Both x86 and Z80 instruction sets are far simpler to decode when you split the f...

monocasa · on April 12, 2021

Check out how the RISC-V jump offsets are encoded/packed.

   |   imm[20|10:1|11|19:12]   | rd | 1101111 |  JAL

I've heard that there's some reason for the bits being strewn about (something about how it enables some microoptimizations on tiny decoders by sharing muxes?), but I don't know the exact specifics.

axarydax · on April 12, 2021

It's because then the other fields, such as the source and destination registers can stay in the same place across various opcodes. In the rare cases there's an immediate field, such as the jump offset, it uses what would otherwise be a register or an operand.

Disassembling RISC-V is then quite straightforward because of this feature.

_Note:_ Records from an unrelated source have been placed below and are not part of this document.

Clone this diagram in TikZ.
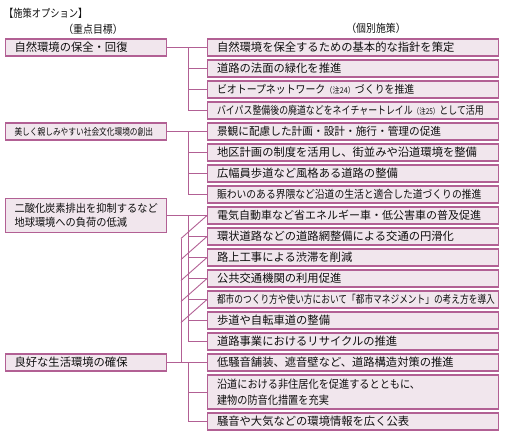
\documentclass[tikz,border=0pt]{standalone}
\usepackage{fontspec}
\setmainfont{Noto Sans CJK JP}
\usetikzlibrary{calc}
\definecolor{MV}{RGB}{178,96,148}
\definecolor{PK}{RGB}{241,230,237}
\definecolor{TX}{RGB}{15,15,15}
\newcommand{\chuki}[1]{{\fontsize{8}{8}\selectfont（注#1）}}

\begin{document}
\begin{tikzpicture}[x=1pt, y=-1pt,
  goal/.style={draw=MV, fill=PK, line width=1.1pt, anchor=west, text=TX,
               text width=143pt, inner xsep=9pt, inner ysep=0pt,
               minimum height=17pt, align=left, font=\fontsize{11.3}{14}\selectfont},
  act/.style={draw=MV, fill=PK, line width=1.1pt, anchor=west, text=TX,
              text width=272pt, inner xsep=9.5pt, inner ysep=0pt,
              minimum height=17pt, align=left, font=\fontsize{11.3}{14}\selectfont},
  narrow/.style={font={\fontsize{11}{14}\selectfont\addfontfeature{FakeStretch=#1}}},
  conn/.style={draw=MV, line width=0.9pt},
  head/.style={font={\fontsize{11}{12}\selectfont\addfontfeature{FakeStretch=0.9}},
               inner sep=0pt, text=TX}
]
\useasboundingbox (0,0) rectangle (505,434);

% Headings
\node[head, anchor=west, font={\fontsize{11}{12}\selectfont\addfontfeature{FakeStretch=0.84}}]
  (title) at (4,13) {【施策オプション】};
\node[head] (hgoal) at (93,29) {（重点目標）};
\node[head] (hact)  at (376,28) {（個別施策）};

% Goals
\node[goal] (g1) at (5,47.5)  {自然環境の保全・回復};
\node[goal, font={\fontsize{9.5}{14}\selectfont\addfontfeature{FakeStretch=0.81}}]
  (g2) at (5,131.5) {美しく親しみやすい社会文化環境の創出};
\node[goal, narrow=0.93, minimum height=34pt] (g3) at (5,215.5)
  {二酸化炭素排出を抑制するなど\\地球環境への負荷の低減};
\node[goal] (g4) at (5,362.5) {良好な生活環境の確保};

% Measures
\node[act] (r1)  at (207,47.5)  {自然環境を保全するための基本的な指針を策定};
\node[act] (r2)  at (207,68.5)  {道路の法面の緑化を推進};
\node[act, narrow=0.9] (r3)  at (207,89.5) {ビオトープネットワーク\chuki{24}づくりを推進};
\node[act, narrow=0.81] (r4) at (207,110.5) {バイパス整備後の廃道などをネイチャートレイル\chuki{25}として活用};
\node[act, narrow=0.97] (r5)  at (207,131.5) {景観に配慮した計画・設計・施行・管理の促進};
\node[act] (r6)  at (207,152.5) {地区計画の制度を活用し、街並みや沿道環境を整備};
\node[act] (r7)  at (207,173.5) {広幅員歩道など風格ある道路の整備};
\node[act, narrow=0.89] (r8) at (207,194.5) {賑わいのある界隈など沿道の生活と適合した道づくりの推進};
\node[act, font=\fontsize{11}{14}\selectfont] (r9) at (207,215.5) {電気自動車など省エネルギー車・低公害車の普及促進};
\node[act] (r10) at (207,236.5) {環状道路などの道路網整備による交通の円滑化};
\node[act] (r11) at (207,257.5) {路上工事による渋滞を削減};
\node[act] (r12) at (207,278.5) {公共交通機関の利用促進};
\node[act, narrow=0.79] (r13) at (207,299.5) {都市のつくり方や使い方において「都市マネジメント」の考え方を導入};
\node[act] (r14) at (207,320.5) {歩道や自転車道の整備};
\node[act] (r15) at (207,341.5) {道路事業におけるリサイクルの推進};
\node[act] (r16) at (207,362.5) {低騒音舗装、遮音壁など、道路構造対策の推進};
\node[act, minimum height=34pt,
      font={\fontsize{11.3}{16}\selectfont\addfontfeature{FakeStretch=0.9}}] (r17) at (207,392)
  {沿道における非住居化を促進するとともに、\\建物の防音化措置を充実};
\node[act] (r18) at (207,421.5) {騒音や大気などの環境情報を広く公表};

% Trunk lines
\coordinate (bx) at (188,0);
\coordinate (dx) at (181,0);

\draw[conn] (g1.east) -- (r1.west);
\draw[conn] (bx |- r1.west) |- (r4.west);
\foreach \k in {2,3}
  \draw[conn] (bx |- r\k.west) -- (r\k.west);

\draw[conn] (g2.east) -- (r5.west);
\draw[conn] (bx |- r5.west) |- (r8.west);
\foreach \k in {6,7}
  \draw[conn] (bx |- r\k.west) -- (r\k.west);

\draw[conn] (g3.east) -- (r9.west);
\draw[conn] (bx |- r9.west) |- (r15.west);
\foreach \k in {10,...,14}
  \draw[conn] (bx |- r\k.west) -- (r\k.west);

\draw[conn] (g4.east) -- (r16.west);
\draw[conn] (bx |- r16.west) |- (r18.west);
\draw[conn] (bx |- r17.west) -- (r17.west);
\draw[conn] (dx |- r16.west) -- ($(dx |- r9.west)+(0,23)$);
\foreach \k in {9,...,13}
  \draw[conn] ($(dx |- r\k.west)+(0,23)$) -- (r\k.west);
\end{tikzpicture}
\end{document}
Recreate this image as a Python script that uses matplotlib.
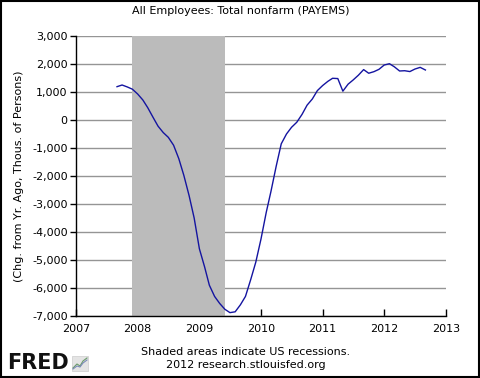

monocasa · on April 12, 2021

As someone who's written a lot of disassemblers, this feature is far more complicated to write a disassembler for than how the other RISCs handle it, by close to an order of magnitude when you account for the extra tests that you want too.

All of the bits being contiguous would just mean that you could just

  jump_offset = (((i32)opcode) & 0xFFFFF000) >> 12;

rather than this weird game of trying to piecemeal back all of the requisite components. Or, if the components are in order then you're given the choice; it doesn't have to be a mutually exclusive decision.

It's got to be saving some muxes on tiny cores by keeping the sign bit and bits 10:5 in the same place, but honestly even that seems like a micro optimization that doesn't have a lot of benefit at the end of the day. I wouldn't think that this single saved mux would have been in a critical path (and the sign bit would have been in the same place regardless).